● **Exercise**: Transcribe the material in full. Nothing should differ except that the pictures are left out.

● **Data block**:
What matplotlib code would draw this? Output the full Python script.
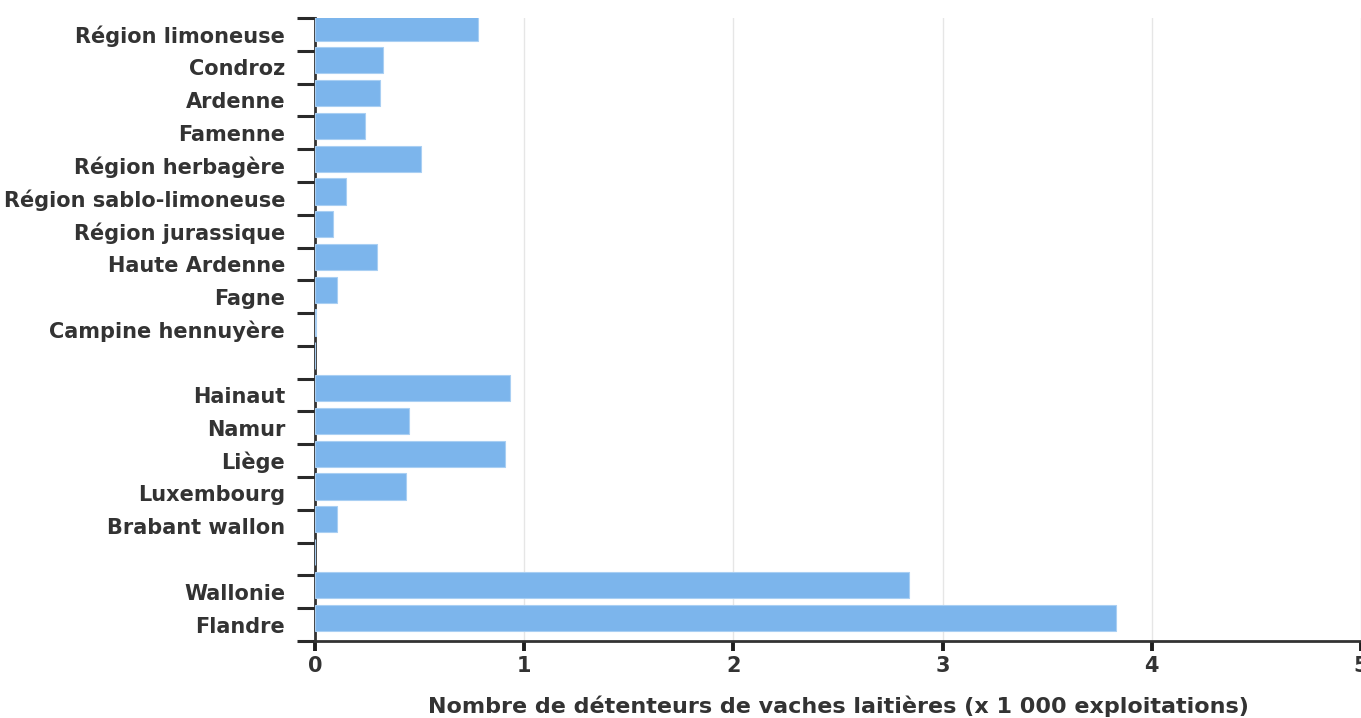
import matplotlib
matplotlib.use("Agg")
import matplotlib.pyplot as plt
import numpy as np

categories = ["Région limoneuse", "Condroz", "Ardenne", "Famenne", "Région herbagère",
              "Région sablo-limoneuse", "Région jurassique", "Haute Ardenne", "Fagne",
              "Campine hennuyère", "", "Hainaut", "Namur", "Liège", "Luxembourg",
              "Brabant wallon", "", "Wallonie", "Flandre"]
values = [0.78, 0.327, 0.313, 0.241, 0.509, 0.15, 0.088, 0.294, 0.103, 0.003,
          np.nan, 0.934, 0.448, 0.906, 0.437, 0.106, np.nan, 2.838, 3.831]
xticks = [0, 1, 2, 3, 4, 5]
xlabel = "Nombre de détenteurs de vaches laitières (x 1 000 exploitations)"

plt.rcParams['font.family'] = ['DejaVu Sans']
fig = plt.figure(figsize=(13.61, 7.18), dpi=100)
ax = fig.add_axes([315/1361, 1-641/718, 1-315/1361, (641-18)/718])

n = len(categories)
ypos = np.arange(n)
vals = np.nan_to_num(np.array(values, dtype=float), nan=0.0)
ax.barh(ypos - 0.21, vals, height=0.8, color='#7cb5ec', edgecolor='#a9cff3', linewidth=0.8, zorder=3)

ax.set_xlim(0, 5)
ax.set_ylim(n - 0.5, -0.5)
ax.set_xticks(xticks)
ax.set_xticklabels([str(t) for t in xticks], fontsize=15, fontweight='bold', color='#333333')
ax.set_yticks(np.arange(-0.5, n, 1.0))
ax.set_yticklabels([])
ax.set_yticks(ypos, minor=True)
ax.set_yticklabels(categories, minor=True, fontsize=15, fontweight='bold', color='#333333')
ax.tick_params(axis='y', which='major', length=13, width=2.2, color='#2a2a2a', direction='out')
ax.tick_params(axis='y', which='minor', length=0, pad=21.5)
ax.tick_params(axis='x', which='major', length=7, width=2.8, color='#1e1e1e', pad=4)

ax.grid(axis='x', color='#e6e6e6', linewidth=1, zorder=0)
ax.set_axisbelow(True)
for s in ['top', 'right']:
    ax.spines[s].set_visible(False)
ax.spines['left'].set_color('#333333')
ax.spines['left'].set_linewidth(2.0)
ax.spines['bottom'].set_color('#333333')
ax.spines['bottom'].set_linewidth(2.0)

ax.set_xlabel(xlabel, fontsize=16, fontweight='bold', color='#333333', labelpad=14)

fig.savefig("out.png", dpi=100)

● **Complete answer**:
What matplotlib code would draw this? Output the full Python script.
import matplotlib
matplotlib.use("Agg")
import matplotlib.pyplot as plt
import numpy as np

categories = ["Région limoneuse", "Condroz", "Ardenne", "Famenne", "Région herbagère",
              "Région sablo-limoneuse", "Région jurassique", "Haute Ardenne", "Fagne",
              "Campine hennuyère", "", "Hainaut", "Namur", "Liège", "Luxembourg",
              "Brabant wallon", "", "Wallonie", "Flandre"]
values = [0.78, 0.327, 0.313, 0.241, 0.509, 0.15, 0.088, 0.294, 0.103, 0.003,
          np.nan, 0.934, 0.448, 0.906, 0.437, 0.106, np.nan, 2.838, 3.831]
xticks = [0, 1, 2, 3, 4, 5]
xlabel = "Nombre de détenteurs de vaches laitières (x 1 000 exploitations)"

plt.rcParams['font.family'] = ['DejaVu Sans']
fig = plt.figure(figsize=(13.61, 7.18), dpi=100)
ax = fig.add_axes([315/1361, 1-641/718, 1-315/1361, (641-18)/718])

n = len(categories)
ypos = np.arange(n)
vals = np.nan_to_num(np.array(values, dtype=float), nan=0.0)
ax.barh(ypos - 0.21, vals, height=0.8, color='#7cb5ec', edgecolor='#a9cff3', linewidth=0.8, zorder=3)

ax.set_xlim(0, 5)
ax.set_ylim(n - 0.5, -0.5)
ax.set_xticks(xticks)
ax.set_xticklabels([str(t) for t in xticks], fontsize=15, fontweight='bold', color='#333333')
ax.set_yticks(np.arange(-0.5, n, 1.0))
ax.set_yticklabels([])
ax.set_yticks(ypos, minor=True)
ax.set_yticklabels(categories, minor=True, fontsize=15, fontweight='bold', color='#333333')
ax.tick_params(axis='y', which='major', length=13, width=2.2, color='#2a2a2a', direction='out')
ax.tick_params(axis='y', which='minor', length=0, pad=21.5)
ax.tick_params(axis='x', which='major', length=7, width=2.8, color='#1e1e1e', pad=4)

ax.grid(axis='x', color='#e6e6e6', linewidth=1, zorder=0)
ax.set_axisbelow(True)
for s in ['top', 'right']:
    ax.spines[s].set_visible(False)
ax.spines['left'].set_color('#333333')
ax.spines['left'].set_linewidth(2.0)
ax.spines['bottom'].set_color('#333333')
ax.spines['bottom'].set_linewidth(2.0)

ax.set_xlabel(xlabel, fontsize=16, fontweight='bold', color='#333333', labelpad=14)

fig.savefig("out.png", dpi=100)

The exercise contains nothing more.